Wie nicht mehr streitig ist, handelt es sich bei dem vom Beklagten vorgeführten Film um eine widerrechtlich hergestellte Verarbeitung mehrerer Originalfilme Chaplins zu einem einzigen Film. Kopien dieses Films waren schon im Februar 1957 in Italien beschlagnahmt worden. Trotzdem kam er im Mai 1957 im Kino Etoile in Zürich wieder zur Vorführung (die dann allerdings auf Begehren der Kläger eingestellt wurde), und im Juli 1959 wurde er (auf Grund eines Filmmietvertrages vom 27. Januar 1957) neuerdings im Kino des Beklagten gezeigt.
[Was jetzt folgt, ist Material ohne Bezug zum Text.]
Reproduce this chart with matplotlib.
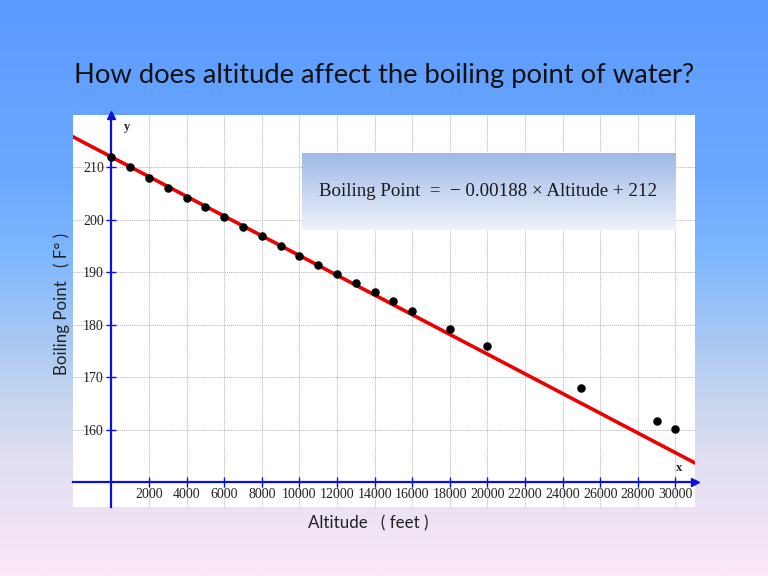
import numpy as np
import matplotlib
matplotlib.use("Agg")
import matplotlib.pyplot as plt
from matplotlib.colors import LinearSegmentedColormap

# ---- data ----
altitude = [0, 1000, 2000, 3000, 4000, 5000, 6000, 7000, 8000, 9000, 10000,
            11000, 12000, 13000, 14000, 15000, 16000, 18000, 20000, 25000,
            29000, 30000]
boiling = [212.0, 210.0, 208.0, 206.1, 204.2, 202.4, 200.5, 198.7, 196.9,
           195.0, 193.2, 191.4, 189.7, 187.95, 186.2, 184.5, 182.7, 179.2,
           176.0, 167.9, 161.6, 160.1]
slope = -0.00188
intercept = 212
x_ticks = list(range(2000, 30001, 2000))
y_ticks = [160, 170, 180, 190, 200, 210]

title = "How does altitude affect the boiling point of water?"
xlabel = "Altitude   ( feet )"
ylabel = "Boiling Point   ( F° )"
equation = "Boiling Point  =  − 0.00188 × Altitude + 212"

W, H = 768, 576
fig = plt.figure(figsize=(W / 100, H / 100), dpi=100)

# background gradient
bg = fig.add_axes([0, 0, 1, 1], zorder=-10)
stops = [(0.0, "#5c9bff"), (0.30, "#6aa8ff"), (0.45, "#80b8ff"),
         (0.59, "#a8c8f2"), (0.70, "#c8d6ee"), (0.80, "#e0def2"),
         (1.0, "#fbe8f8")]
cmap = LinearSegmentedColormap.from_list("bg", stops)
grad = np.linspace(0, 1, 400).reshape(-1, 1)
bg.imshow(grad, aspect="auto", cmap=cmap, extent=[0, 1, 1, 0])
bg.set_xlim(0, 1); bg.set_ylim(1, 0)
bg.axis("off")

# main axes (pixel geometry)
L, R, T, B = 73.3, 695, 115, 506.7
ax = fig.add_axes([L / W, 1 - B / H, (R - L) / W, (B - T) / H])
ax.set_facecolor("white")
ax.set_xlim(-2027, 31043)
ax.set_ylim(145.3, 220)

blue = "#0a10e0"
for s in ["top", "right"]:
    ax.spines[s].set_visible(False)
ax.spines["left"].set_position(("data", 0))
ax.spines["bottom"].set_position(("data", 150))
for s in ["left", "bottom"]:
    ax.spines[s].set_color(blue)
    ax.spines[s].set_linewidth(1.6)
    ax.spines[s].set_zorder(3)

ax.set_xticks(x_ticks)
ax.set_yticks(y_ticks)
ax.tick_params(axis="both", direction="inout", length=7, width=1.0,
               color=blue, labelsize=10, labelcolor="#222222")
ax.tick_params(axis="x", pad=0.8)
ax.tick_params(axis="y", pad=2)
for lab in ax.get_xticklabels() + ax.get_yticklabels():
    lab.set_fontfamily("Liberation Serif")

ax.grid(True, color="#b4b4b4", linestyle=(0, (1, 1)), linewidth=0.7, zorder=0)
ax.set_axisbelow(True)

# arrow heads
ax.plot(1, 150, marker=">", color=blue, markersize=6, transform=ax.get_yaxis_transform(),
        clip_on=False, zorder=4)
ax.plot(0, 1, marker="^", color=blue, markersize=6, transform=ax.get_xaxis_transform(),
        clip_on=False, zorder=4)
ax.text(0.975, 151.5, "x", transform=ax.get_yaxis_transform(), fontfamily="Liberation Serif",
        fontweight="bold", fontsize=9, ha="center", va="bottom", color="#222222")
ax.text(650, 0.985, "y", transform=ax.get_xaxis_transform(), fontfamily="Liberation Serif",
        fontweight="bold", fontsize=9, ha="left", va="top", color="#222222")

# regression line
xl = np.array(ax.get_xlim())
ax.plot(xl, slope * xl + intercept, color="#ee0000", linewidth=2.6, zorder=5, clip_on=True)

# data points
ax.scatter(altitude, boiling, s=26, color="black", zorder=6)

# equation box (gradient)
box_l, box_r, box_t, box_b = 301.7, 675, 153.3, 230
bax = fig.add_axes([box_l / W, 1 - box_b / H, (box_r - box_l) / W, (box_b - box_t) / H], zorder=5)
bcmap = LinearSegmentedColormap.from_list("box", ["#a0b9e7", "#c6d5f0", "#eef2fb"])
bax.imshow(grad, aspect="auto", cmap=bcmap, extent=[0, 1, 1, 0])
bax.set_xlim(0, 1); bax.set_ylim(1, 0)
bax.axis("off")
bax.text(0.5, 0.5, equation, fontfamily="Liberation Serif", fontsize=13.6,
         ha="center", va="center", color="#1a1a1a")

# titles and labels
fig.text(384.5 / W, 1 - 75 / H, title, fontfamily="Lato", fontsize=19.7,
         ha="center", va="center", color="#111111")
fig.text(368 / W, 1 - 523 / H, xlabel, fontfamily="Lato", fontsize=12.2,
         ha="center", va="center", color="#222222")
fig.text(61.7 / W, 1 - 304 / H, ylabel, fontfamily="Lato", fontsize=12.2,
         ha="center", va="center", rotation=90, color="#222222")

fig.savefig("out.png", dpi=100)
Diese unrechtmässig hergestellten Filmstreifen tauchten also trotz allen Massnahmen immer wieder im Verkehr auf. Das rechtfertigt die Anordnung der von den Klägern begehrten Zerstörung des beschlagnahmten Films; denn nur so kann mit Sicherheit seine weitere Verleihung durch den Eigentümer Marzocchi verhindert werden.
5. Die Kläger halten an ihrem Begehren fest, dass auch das zum Film gehörige Reklamematerial zu zerstören sei. Sie sind der Meinung, dieser Anspruch lasse sich ebenfalls aus Art. 54 URG ableiten. Das ist jedoch nicht der Fall. Die genannte Bestimmung sieht die Zerstörung lediglich vor für die Exemplare eines Werkes, die unter Verletzung des Urheberrechts hergestellt oder in Verkehr gebracht worden sind, sowie für die Gegenstände, die ausschliesslich

BGE 88 II 48 (53):

zur rechtswidrigen Herstellung solcher Werkexemplare dienen. Eine Zerstörung des Reklamematerials könnte auf Grund von Art. 54 URG somit nur angeordnet werden, wenn die Klägerin 1 durch die der Reklame für den Film dienenden Gegenstände, wie Photos, Wiedergabe von Einzelbildern der Chaplin-Filme usw., in den ihr zustehenden Werknutzungsrechten verletzt würde. Das haben die Kläger aber im kantonalen Verfahren nicht geltend gemacht. Nach ihrer Darstellung hat der Beklagte einzig durch die Vorführung von Ausschnitten aus den verschiedenen Chaplin-Originalfilmen die ausschliesslichen Werknutzungsrechte der Klägerin 1 verletzt.
Man könnte sich fragen, ob allenfalls der Kläger 2 einen Anspruch auf Zerstörung des Reklamematerials aus den Bestimmungen über den Schutz der Persönlichkeit (Art. 28 ZGB), die in Art. 44 URG ausdrücklich vorbehalten werden, ableiten könnte. Diese Frage kann jedoch offen bleiben, weil ein solches Begehren hier auf jeden Fall wegen Fehlens eines rechtlichen Interesses des Klägers 2 abgewiesen werden müsste. Denn ein solches wäre nur gegeben, wenn die Gefahr weiterer Verletzungshandlungen bestünde. Solche sind aber nicht zu befürchten, weil eine weitere Verwendung des Reklamematerials nicht mehr in Betracht kommt, wenn der Film, auf den es sich bezieht, selber zerstört wird und somit seine weitere Aufführung nicht mehr möglich ist.
Aber selbst wenn man berücksichtigt, dass das Reklamematerial in der Regel vom Kinoinhaber mit dem Film an den Verleiher zurückgeht, so wäre im vorliegenden Falle seine weitere Verwendung durch den Filmverleiher für die Anspreisung allenfalls noch vorhandener weiterer Filmkopien ausgeschlossen; denn das in Frage stehende Reklamematerial ist bereits beschlagnahmt; diese Beschlagnahme bleibt gemäss Dispositiv 1 des vorinstanzlichen Urteils trotz der Abweisung des Zerstörungsbegehrens der Berufung aufrecht.